On Rotten Tomatoes, the film has an approval rating of 50% based on 168 reviews, and an average rating of 5.8/10. The website's critics consensus reads: "Russell Crowe and Elizabeth Banks give it their all, but their solid performances aren't quite enough to compensate for The Next Three Days uneven pace and implausible plot." On Metacritic, the film has a weighted average score of 52 out of 100 based on 36 critics, indicating "mixed or average reviews". Audiences polled by CinemaScore gave the film an average grade of "B+" on an A+ to F scale.

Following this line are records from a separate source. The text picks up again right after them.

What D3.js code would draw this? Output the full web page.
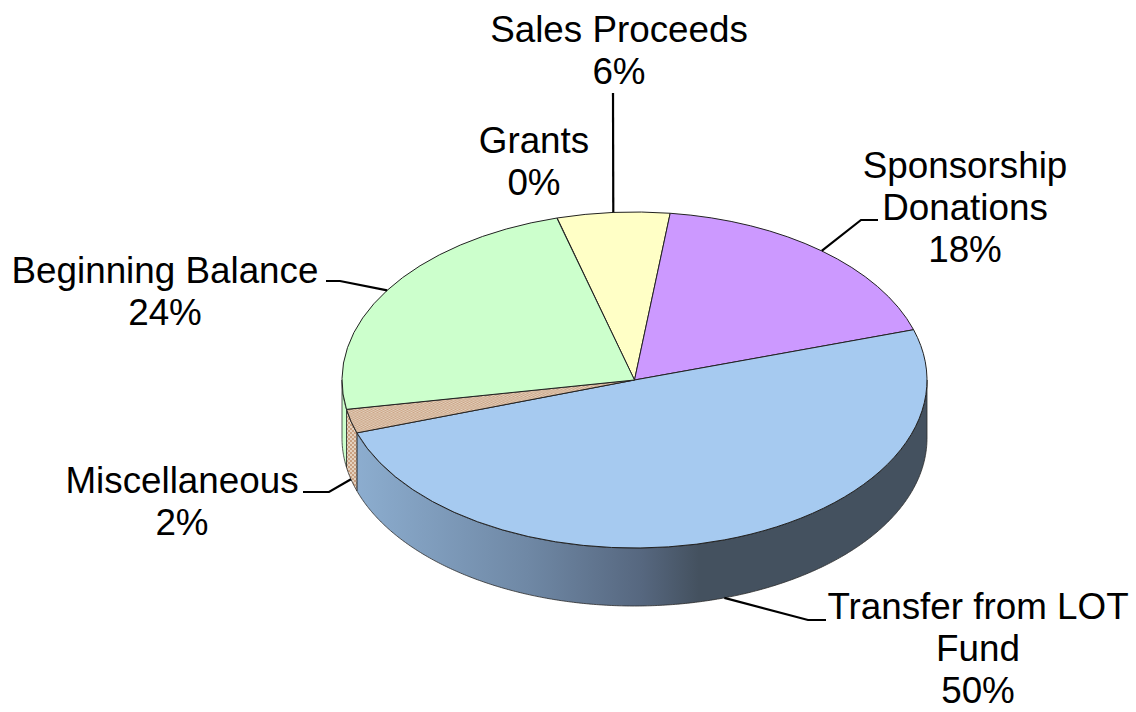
<!DOCTYPE html>
<html>
<head>
<meta charset="utf-8">
<script src="https://d3js.org/d3.v7.min.js"></script>
<style>
  html, body { margin: 0; background: #fff; }
  svg { display: block; }
  text { font-family: "Liberation Sans", Arial, sans-serif; font-size: 36.8px; fill: #000; text-anchor: middle; }
</style>
</head>
<body>
<svg id="chart"></svg>
<script>
const categories = ['Grants', 'Sales Proceeds', 'Sponsorship Donations', 'Transfer from LOT Fund', 'Miscellaneous', 'Beginning Balance'];
const values = [0.02, 6.2, 18.2, 49.7, 2.3, 23.5];
const labelLines = [['Grants'], ['Sales Proceeds'], ['Sponsorship', 'Donations'], ['Transfer from LOT', 'Fund'], ['Miscellaneous'], ['Beginning Balance']];
const topColors = ['#ffffc6', '#ffffc6', '#cc99ff', '#a6caf0', 'url(#hatch)', '#ccffcc'];
const wallColors = ['#ffffc6', '#ffffc6', '#cc99ff', 'url(#wallBlue)', 'url(#hatch)', '#ccffcc'];

// label centre and first baseline, then the elbow of the leader (null = no leader)
const labelAt = [[534, 153], [619, 42], [965, 178], [978, 619], [182, 493], [165, 283]];
const elbows = [
    null,
    [[613, 93]],
    [[861, 220], [878, 220]],
    [[808, 620], [826, 620]],
    [[329, 492], [303, 492]],
    [[340, 281], [326, 281]]
];

const width = 1136, height = 712;
const cx = 634.5, cy = 380, rx = 292.5, ry = 168, depth = 58;
const lineHeight = 42;

const svg = d3.select('#chart').attr('width', width).attr('height', height);
const defs = svg.append('defs');

// small dotted fill of the Miscellaneous slice
const hatch = defs.append('pattern').attr('id', 'hatch')
    .attr('patternUnits', 'userSpaceOnUse').attr('width', 4).attr('height', 4);
hatch.append('rect').attr('width', 4).attr('height', 4).attr('fill', '#c9a182');
hatch.append('rect').attr('width', 2).attr('height', 2).attr('fill', '#e4d2bf');
hatch.append('rect').attr('x', 2).attr('y', 2).attr('width', 2).attr('height', 2).attr('fill', '#e4d2bf');

const grad = defs.append('linearGradient').attr('id', 'wallBlue')
    .attr('gradientUnits', 'userSpaceOnUse')
    .attr('x1', 357).attr('x2', 927).attr('y1', 0).attr('y2', 0);
[[0, '#8cadcf'], [0.3, '#6f88a5'], [0.5, '#56677f'], [0.6, '#44515f'], [1, '#44515f']].forEach(s => {
    grad.append('stop').attr('offset', s[0]).attr('stop-color', s[1]);
});

const deg = Math.PI / 180;
const start = -15.4 * deg;
const slices = d3.pie().sort(null).value(d => d)
    .startAngle(start).endAngle(start + 2 * Math.PI)(values);

const px = a => cx + rx * Math.sin(a);
const py = a => cy - ry * Math.cos(a);

// front walls first, only the part between 90 and 270 degrees shows
const wall = d3.line();
slices.forEach((s, i) => {
    const a0 = Math.max(s.startAngle, Math.PI / 2);
    const a1 = Math.min(s.endAngle, 3 * Math.PI / 2);
    if (a1 <= a0) return;
    const steps = d3.range(a0, a1, deg / 2).concat([a1]);
    const pts = steps.map(a => [px(a), py(a)])
        .concat(steps.slice().reverse().map(a => [px(a), py(a) + depth]));
    svg.append('path')
        .attr('d', wall(pts) + 'Z')
        .attr('fill', wallColors[i])
        .attr('stroke', '#2b2b2b')
        .attr('stroke-width', 0.8);
});

// top of the pie, a flat d3 arc squashed to an ellipse
const arc = d3.arc().innerRadius(0).outerRadius(rx);
svg.append('g')
    .attr('transform', `translate(${cx},${cy}) scale(1,${ry / rx})`)
    .selectAll('path')
    .data(slices)
    .enter()
    .append('path')
    .attr('d', arc)
    .attr('fill', (d, i) => topColors[i])
    .attr('stroke', '#222')
    .attr('stroke-width', 1)
    .attr('vector-effect', 'non-scaling-stroke');

// leaders start at the slice middle, on the lower rim for front slices
const leader = d3.line();
slices.forEach((s, i) => {
    if (!elbows[i]) return;
    const mid = (s.startAngle + s.endAngle) / 2;
    const front = Math.cos(mid) < 0;
    const from = [px(mid), py(mid) + (front ? depth : 0)];
    svg.append('path')
        .attr('d', leader([from].concat(elbows[i])))
        .attr('fill', 'none')
        .attr('stroke', '#000')
        .attr('stroke-width', 2.2);
});

// labels
categories.forEach((c, i) => {
    const lines = labelLines[i].concat([Math.round(values[i]) + '%']);
    const t = svg.append('text').attr('x', labelAt[i][0]).attr('y', labelAt[i][1]);
    lines.forEach((l, j) => {
        t.append('tspan')
            .attr('x', labelAt[i][0])
            .attr('y', labelAt[i][1] + j * lineHeight)
            .text(l);
    });
});
</script>
</body>
</html>
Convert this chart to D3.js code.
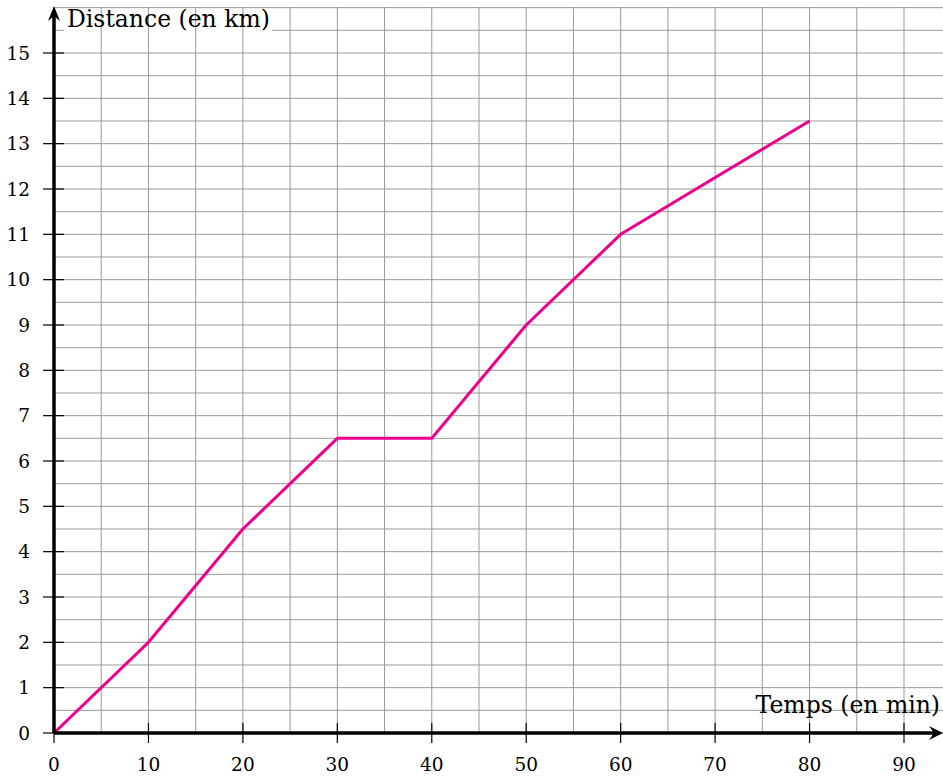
<!DOCTYPE html>
<html>
<head>
<meta charset="utf-8">
<script src="https://cdn.jsdelivr.net/npm/d3@7"></script>
<style>
  body { margin: 0; background: #fff; }
  text { font-family: "DejaVu Serif", "Liberation Serif", serif; }
</style>
</head>
<body>
<div id="chart"></div>
<script>
// temps (min) et distance (km)
const temps = [0, 10, 20, 30, 40, 50, 60, 80];
const distance = [0, 2, 4.5, 6.5, 6.5, 9, 11, 13.5];
const xTicks = [0, 10, 20, 30, 40, 50, 60, 70, 80, 90];
const yTicks = [0, 1, 2, 3, 4, 5, 6, 7, 8, 9, 10, 11, 12, 13, 14, 15];

const width = 943, height = 776;

const x = d3.scaleLinear().domain([0, 90]).range([54, 904]);
const y = d3.scaleLinear().domain([0, 15]).range([733, 53]);

const xMax = x.invert(943), yMax = y.invert(7);

const svg = d3.select("#chart").append("svg")
    .attr("width", width)
    .attr("height", height);

// horizontal grid (every 0.5 km)
const hLines = d3.range(0, yMax + 0.01, 0.5);
svg.append("g")
    .attr("stroke", "#999")
    .attr("stroke-width", 1)
  .selectAll("line")
  .data(hLines)
  .join("line")
    .attr("x1", x(0))
    .attr("x2", 943)
    .attr("y1", d => y(d))
    .attr("y2", d => y(d));

// white box behind the y label
svg.append("rect")
    .attr("x", 64).attr("y", 10)
    .attr("width", 208).attr("height", 24)
    .attr("fill", "#fff");

// vertical grid (every 5 min)
const vLines = d3.range(0, xMax, 5);
svg.append("g")
    .attr("stroke", "#999")
    .attr("stroke-width", 1)
  .selectAll("line")
  .data(vLines)
  .join("line")
    .attr("x1", d => x(d))
    .attr("x2", d => x(d))
    .attr("y1", y(0))
    .attr("y2", 7);

// courbe
const line = d3.line()
    .x(i => x(temps[i]))
    .y(i => y(distance[i]));

svg.append("path")
    .datum(d3.range(temps.length))
    .attr("fill", "none")
    .attr("stroke", "#ec008c")
    .attr("stroke-width", 3)
    .attr("stroke-linejoin", "round")
    .attr("d", line);

// axes
svg.append("line")
    .attr("x1", x(0)).attr("x2", 938)
    .attr("y1", y(0)).attr("y2", y(0))
    .attr("stroke", "#000").attr("stroke-width", 3.5);
svg.append("line")
    .attr("x1", x(0)).attr("x2", x(0))
    .attr("y1", y(0)).attr("y2", 12)
    .attr("stroke", "#000").attr("stroke-width", 3.5);

// flèches
svg.append("path")
    .attr("d", `M943,${y(0)} L929,${y(0) - 7} L934,${y(0)} L929,${y(0) + 7} Z`)
    .attr("fill", "#000");
svg.append("path")
    .attr("d", `M${x(0)},6 L${x(0) - 6},21 L${x(0)},16 L${x(0) + 6},21 Z`)
    .attr("fill", "#000");

// graduations
svg.append("g")
  .selectAll("line")
  .data(yTicks)
  .join("line")
    .attr("x1", x(0) - 11).attr("x2", x(0) + 10)
    .attr("y1", d => y(d)).attr("y2", d => y(d))
    .attr("stroke", "#000").attr("stroke-width", 1.2);

svg.append("g")
  .selectAll("line")
  .data(xTicks)
  .join("line")
    .attr("x1", d => x(d)).attr("x2", d => x(d))
    .attr("y1", y(0) - 10).attr("y2", y(0) + 10)
    .attr("stroke", "#000").attr("stroke-width", 1.2);

svg.append("g")
    .attr("font-size", 18.5)
    .attr("text-anchor", "end")
  .selectAll("text")
  .data(yTicks)
  .join("text")
    .attr("x", 30)
    .attr("y", d => y(d))
    .attr("dy", "0.36em")
    .text(d => d);

svg.append("g")
    .attr("font-size", 18.5)
    .attr("text-anchor", "middle")
  .selectAll("text")
  .data(xTicks)
  .join("text")
    .attr("x", d => x(d))
    .attr("y", 771)
    .text(d => d);

// titres
svg.append("text")
    .attr("x", 67).attr("y", 27)
    .attr("font-size", 23.5)
    .text("Distance (en km)");

svg.append("text")
    .attr("x", 940).attr("y", 713)
    .attr("text-anchor", "end")
    .attr("font-size", 23.5)
    .text("Temps (en min)");
</script>
</body>
</html>
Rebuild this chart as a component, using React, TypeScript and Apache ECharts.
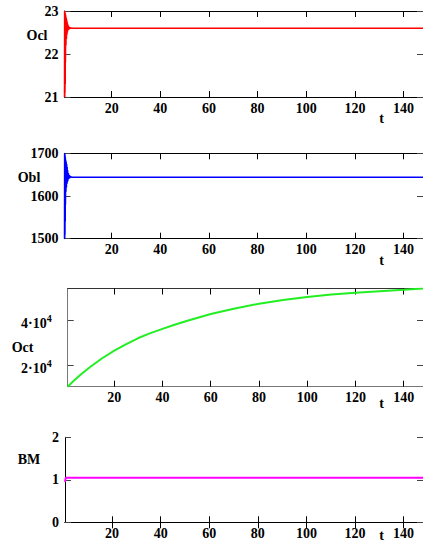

In her positive review, Lisa Schwarzbaum of Entertainment Weekly wrote, "The movie's real strength ... is generating escalating waves of plot tension and misdirection as John, heeding advice, makes his jail-busting moves." In contrast, Roger Ebert awarded the film two and a half out of four stars and said, "The Next Three Days is not a bad movie; it's just somewhat of a waste of the talent involved."

=== Box office ===
The film opened at #5 with a weekend gross of $6.5 million from 2,564 theaters, an average of $2,552 per theater. It closed on January 6, 2011, having earned $21.2 million domestically and $46.3 million overseas, for a worldwide total gross of $67.5 million, against its $30 million budget.